An elusive courtesan, Marthe de Florian cultivated a life of art and beauty, casting out all recollections of her impoverished childhood in the dark alleys of Montmartre. With Europe on the brink of war, she shares her story with her granddaughter Solange Beaugiron, using her prized possessions to reveal her innermost secrets. Most striking of all are a beautiful string of pearls and a magnificent portrait of Marthe painted by the Italian artist Giovanni Boldini. As Marthe’s tale unfolds, like velvet itself, stitched with its own shadow and light, it helps to guide Solange on her own path."
My Two Cents:
"The Velvet Hours" is a book told in two time periods. It is told during the Belle Epoque in the late 1800s and during World War II in the 1940s. After enjoying a couple of Richman's other books, I knew that I wanted to read this book without really knowing what it was about. Luckily, once again, Richman has put together a great story about family secrets and how things are not always the way that they seem.
We have two main characters here. There is Marthe, a woman who lives for beauty, who has a great love affair during the height of the Belle Epoque. Then there is Solange, a young woman who is just finding out her origins from her grandmother, Marthe. Solange is dealing with a different set of problems in trying to figure out whether it is better to wait out the war or to leave with her beau and his family where she knows she will be safer.
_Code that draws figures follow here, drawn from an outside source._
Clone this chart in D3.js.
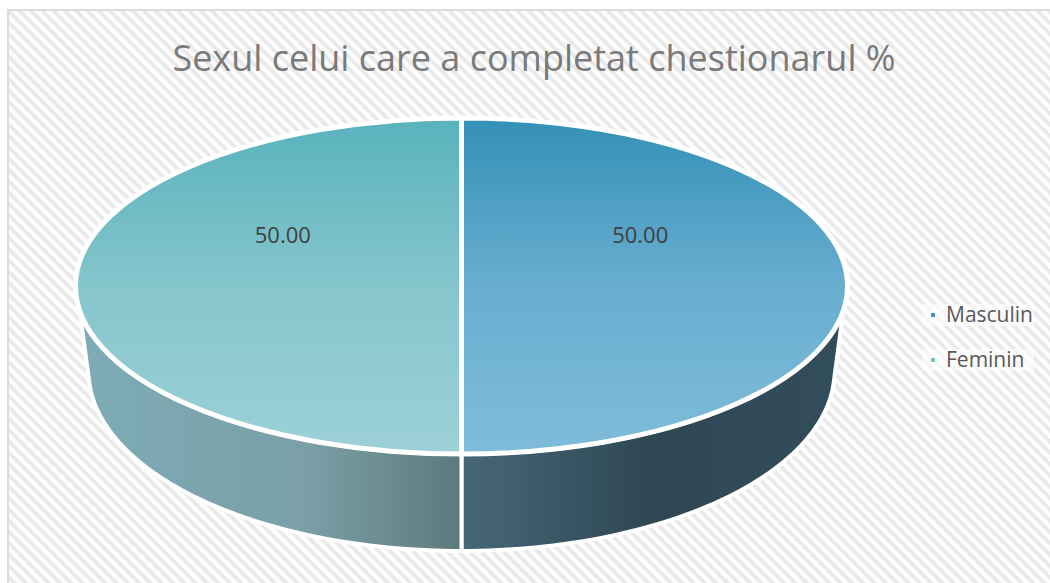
<!DOCTYPE html>
<html>
<head>
<meta charset="utf-8">
<script src="https://cdn.jsdelivr.net/npm/d3@7"></script>
<style>
  body { margin: 0; background: #fff; }
  text { font-family: "Open Sans", sans-serif; fill: #595959; }
</style>
</head>
<body>
<div id="chart"></div>
<script>
const categories = ['Masculin', 'Feminin'];
const values = [50, 50];
const labels = ['50.00', '50.00'];
const titleText = 'Sexul celui care a completat chestionarul %';

const width = 1050, height = 583;

//top of the pie is an ellipse, the bottom one is a bit smaller (perspective)
const cx = 461.5, cy = 286, rx = 386, ry = 168;
const bottom = {cy: 371, rx: 373, ry: 180};

const svg = d3.select('#chart').append('svg')
  .attr('width', width)
  .attr('height', height)
  .style('display', 'block');

const defs = svg.append('defs');

//diagonal stripes of the chart area
const stripes = defs.append('pattern')
  .attr('id', 'stripes')
  .attr('width', 8)
  .attr('height', 8)
  .attr('patternUnits', 'userSpaceOnUse')
  .attr('patternTransform', 'rotate(45)');
stripes.append('rect').attr('width', 8).attr('height', 8).attr('fill', '#fdfdfd');
stripes.append('rect').attr('width', 8).attr('height', 3.6).attr('fill', '#e8e8e8');

//horizontal gradients use page coords, vertical ones the box of the slice
function gradient(id, horizontal, stops) {
  const g = defs.append('linearGradient').attr('id', id);
  if (horizontal) {
    g.attr('gradientUnits', 'userSpaceOnUse')
      .attr('x1', horizontal[0]).attr('x2', horizontal[1])
      .attr('y1', 0).attr('y2', 0);
  } else {
    g.attr('x1', 0).attr('x2', 0).attr('y1', 0).attr('y2', 1);
  }
  stops.forEach(s => {
    g.append('stop').attr('offset', s[0]).attr('stop-color', s[1]);
  });
}
gradient('topMasculin', null, [[0, '#3490b6'], [0.5, '#68aed0'], [1, '#7fbcda']]);
gradient('topFeminin', null, [[0, '#58b2bc'], [0.5, '#85c5cc'], [1, '#9cd1d7']]);
gradient('sideMasculin', [461, 845], [[0, '#466779'], [0.5, '#2f4753'], [1, '#324d5b']]);
gradient('sideFeminin', [77, 461], [[0, '#7eacb6'], [0.6, '#7a9fa7'], [1, '#5c797b']]);

svg.append('rect')
  .attr('x', 8)
  .attr('y', 10)
  .attr('width', width)
  .attr('height', height)
  .attr('fill', 'url(#stripes)')
  .attr('stroke', '#dcdcdc')
  .attr('stroke-width', 2);

const pie = d3.pie().sort(null).startAngle(0).endAngle(2 * Math.PI);
const slices = pie(values);

const topFill = ['url(#topMasculin)', 'url(#topFeminin)'];
const sideFill = ['url(#sideMasculin)', 'url(#sideFeminin)'];

//pie angles: 0 at the top, clockwise
const onTop = a => [cx + rx * Math.sin(a), cy - ry * Math.cos(a)];
const onBottom = a => [cx + bottom.rx * Math.sin(a), bottom.cy - bottom.ry * Math.cos(a)];

const line = d3.line();

//the wall is only visible on the front half of the pie
const wallAngle = 1.72;
const bottomAngle = 1.65;
function wallPath(d) {
  const isRight = d.startAngle < Math.PI;
  const topFrom = isRight ? wallAngle : 2 * Math.PI - wallAngle;
  const botFrom = isRight ? bottomAngle : 2 * Math.PI - bottomAngle;
  const upper = d3.range(0, 61).map(i => topFrom + (Math.PI - topFrom) * i / 60);
  const lower = d3.range(0, 61).map(i => Math.PI + (botFrom - Math.PI) * i / 60);
  return line(upper.map(onTop).concat(lower.map(onBottom))) + 'Z';
}

svg.selectAll('.wall')
  .data(slices)
  .enter()
  .append('path')
  .attr('class', 'wall')
  .attr('d', wallPath)
  .attr('fill', (d, i) => sideFill[i])
  .attr('stroke', '#fff')
  .attr('stroke-width', 4)
  .attr('stroke-linejoin', 'round');

const arc = d3.arc().innerRadius(0).outerRadius(rx);

svg.selectAll('.slice')
  .data(slices)
  .enter()
  .append('path')
  .attr('class', 'slice')
  .attr('d', arc)
  .attr('transform', `translate(${cx},${cy}) scale(1,${ry / rx})`)
  .attr('fill', (d, i) => topFill[i])
  .attr('stroke', '#fff')
  .attr('stroke-width', 5)
  .attr('vector-effect', 'non-scaling-stroke');

//data labels
svg.selectAll('.value')
  .data(slices)
  .enter()
  .append('text')
  .attr('class', 'value')
  .attr('x', d => cx + rx * 0.463 * Math.sin((d.startAngle + d.endAngle) / 2))
  .attr('y', 243)
  .attr('text-anchor', 'middle')
  .style('font-size', '22px')
  .style('fill', '#404040')
  .text((d, i) => labels[i]);

svg.append('text')
  .attr('x', 534)
  .attr('y', 71)
  .attr('text-anchor', 'middle')
  .style('font-size', '36px')
  .style('fill', '#7a7a7a')
  .text(titleText);

//legend
const legendColor = ['#3f97bd', '#76c2cb'];
const legendY = d3.scalePoint().domain(categories).range([315, 360]);

const legend = svg.selectAll('.legend')
  .data(categories)
  .enter()
  .append('g')
  .attr('class', 'legend')
  .attr('transform', d => `translate(0,${legendY(d)})`);

legend.append('rect')
  .attr('x', 922)
  .attr('y', -11)
  .attr('width', 112)
  .attr('height', 22)
  .attr('fill', '#fff')
  .attr('opacity', 0.6);

legend.append('rect')
  .attr('x', 931)
  .attr('y', -2)
  .attr('width', 4)
  .attr('height', 4)
  .attr('fill', (d, i) => legendColor[i]);

legend.append('text')
  .attr('x', 946)
  .attr('y', 7)
  .style('font-size', '21px')
  .text(d => d);
</script>
</body>
</html>
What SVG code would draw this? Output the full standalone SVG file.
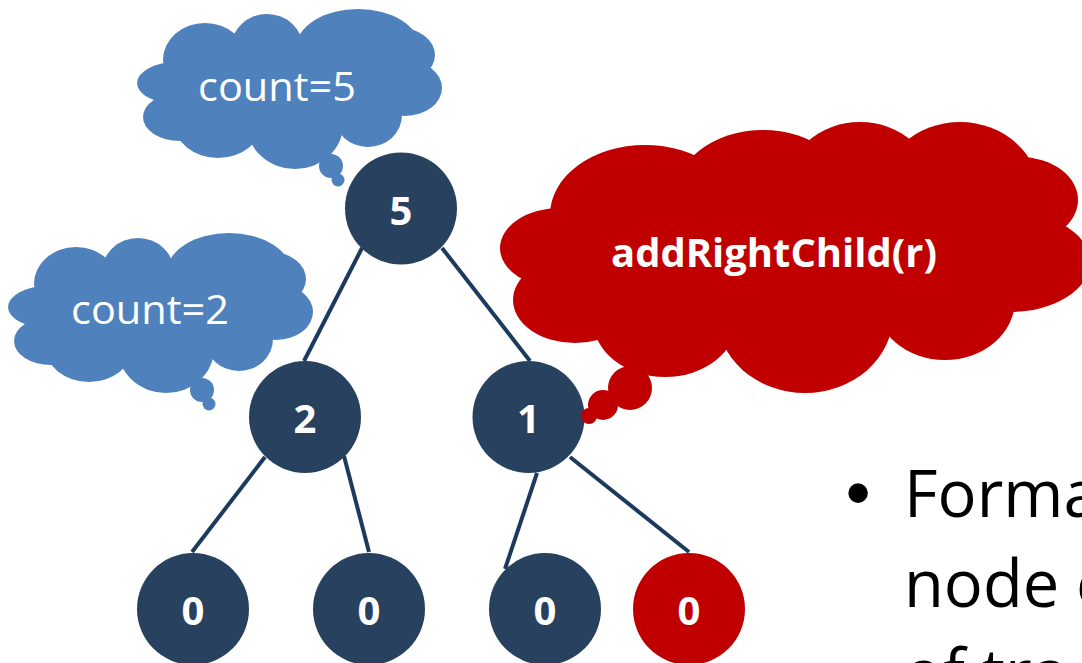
<svg xmlns="http://www.w3.org/2000/svg" xmlns:xlink="http://www.w3.org/1999/xlink" width="1082" height="663" viewBox="0 0 1082 663">
  <style>
    .edge { stroke: #1c3a5e; stroke-width: 4; stroke-linecap: butt; fill: none; }
    .node { fill: #27415f; }
    .node-new { fill: #c00000; }
    .num { font-family: "Open Sans", "Liberation Sans", sans-serif; font-weight: bold; font-size: 40px; fill: #ffffff; text-anchor: middle; }
    .blue { fill: #4f81bd; }
    .red { fill: #c00000; }
    .label { font-family: "Open Sans", "Liberation Sans", sans-serif; font-size: 40px; fill: #ffffff; text-anchor: middle; }
    .label-bold { font-weight: bold; }
    .body { font-family: "Open Sans", "Liberation Sans", sans-serif; font-size: 65px; fill: #000000; }
    .dot { font-family: "Liberation Sans", "DejaVu Sans", sans-serif; font-size: 72px; fill: #000000; text-anchor: middle; }
  </style>
  <defs>
    <!-- thought cloud built from overlapping ellipses, with its two small tail bubbles -->
    <g id="cloud-small" class="blue">
      <ellipse cx="177" cy="83" rx="40" ry="21"/>
      <ellipse cx="180" cy="117" rx="37" ry="24"/>
      <ellipse cx="218" cy="122" rx="44" ry="36"/>
      <ellipse cx="295" cy="125" rx="48" ry="44"/>
      <ellipse cx="368" cy="115" rx="34" ry="32"/>
      <ellipse cx="405" cy="88" rx="37" ry="28"/>
      <ellipse cx="400" cy="55" rx="35" ry="27"/>
      <ellipse cx="358" cy="48" rx="62" ry="39"/>
      <ellipse cx="267" cy="48" rx="36" ry="34"/>
      <ellipse cx="205" cy="60" rx="42" ry="37"/>
      <rect x="175" y="50" width="225" height="70"/>
      <circle cx="331" cy="166" r="12"/>
      <circle cx="338" cy="180" r="6.5"/>
    </g>
  </defs>

  <!-- tree edges -->
  <g id="connectors">
    <line class="edge" x1="362" y1="248" x2="304" y2="361"/>
    <line class="edge" x1="442" y1="248" x2="530" y2="361"/>
    <line class="edge" x1="265" y1="457" x2="192" y2="552"/>
    <line class="edge" x1="344" y1="456" x2="369" y2="552"/>
    <line class="edge" x1="537" y1="473" x2="505" y2="569"/>
    <line class="edge" x1="570" y1="457" x2="689" y2="552"/>
  </g>

  <!-- tree nodes -->
  <g id="node-root">
    <circle class="node" cx="401" cy="208.5" r="56"/>
    <text class="num" x="401" y="225">5</text>
  </g>
  <g id="node-left">
    <circle class="node" cx="305" cy="417" r="56"/>
    <text class="num" x="305" y="433">2</text>
  </g>
  <g id="node-right">
    <circle class="node" cx="528.5" cy="417" r="56"/>
    <text class="num" x="528.5" y="433">1</text>
  </g>
  <g id="node-left-left">
    <circle class="node" cx="193" cy="609" r="56"/>
    <text class="num" x="193" y="625">0</text>
  </g>
  <g id="node-left-right">
    <circle class="node" cx="369" cy="609" r="56"/>
    <text class="num" x="369" y="625">0</text>
  </g>
  <g id="node-right-left">
    <circle class="node" cx="545" cy="609" r="56"/>
    <text class="num" x="545" y="625">0</text>
  </g>
  <g id="node-right-right">
    <circle class="node-new" cx="689" cy="609" r="56"/>
    <text class="num" x="689" y="625">0</text>
  </g>

  <!-- callouts -->
  <g id="callout-count-root">
    <use xlink:href="#cloud-small" href="#cloud-small"/>
    <text class="label" x="277" y="101" textLength="158" lengthAdjust="spacingAndGlyphs">count=5</text>
  </g>
  <g id="callout-count-left">
    <use xlink:href="#cloud-small" href="#cloud-small" transform="translate(-129 224)"/>
    <text class="label" x="150" y="324" textLength="158" lengthAdjust="spacingAndGlyphs">count=2</text>
  </g>
  <g id="callout-add">
    <g class="red">
      <ellipse cx="560" cy="248" rx="60" ry="40"/>
      <ellipse cx="575" cy="300" rx="62" ry="43"/>
      <ellipse cx="665" cy="320" rx="72" ry="57"/>
      <ellipse cx="805" cy="315" rx="88" ry="78"/>
      <ellipse cx="945" cy="300" rx="70" ry="60"/>
      <ellipse cx="1010" cy="262" rx="80" ry="50"/>
      <ellipse cx="1020" cy="200" rx="58" ry="43"/>
      <ellipse cx="960" cy="195" rx="80" ry="73"/>
      <ellipse cx="860" cy="190" rx="75" ry="68"/>
      <ellipse cx="763" cy="200" rx="90" ry="70"/>
      <ellipse cx="645" cy="215" rx="95" ry="70"/>
      <rect x="580" y="200" width="430" height="110"/>
      <circle cx="630" cy="388" r="22"/>
      <circle cx="603" cy="405" r="15"/>
      <circle cx="589" cy="416" r="8"/>
    </g>
    <text class="label label-bold" x="774" y="267" textLength="326" lengthAdjust="spacingAndGlyphs">addRightChild(r)</text>
  </g>

  <!-- bullet text running off the right edge -->
  <g id="bullet-text">
    <text class="dot" x="858" y="517">•</text>
    <text class="body" x="904" y="517">Forma</text>
    <text class="body" x="904" y="607">node o</text>
    <text class="body" x="904" y="696">of tra</text>
  </g>
</svg>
The stories go back and forth between these two women and both of them are equally fascinating. I loved the juxtaposition of the two different time periods that the women were living and thriving in!
The writing in this book is indicative of why I keep coming back to Richman's books. She has a great way of weaving characters in with historical detail that feels like a treat for historical fiction lovers. This story was based on a true story about a real Solange who locked up her grandmother's apartment during the war, continued to pay for it while she was abroad, and the pristine apartment stuck in time was only found out in 2010 after Solange died and was no longer making payments on the house. It is a truly amazing story and I am so glad that Richman chose to capture it!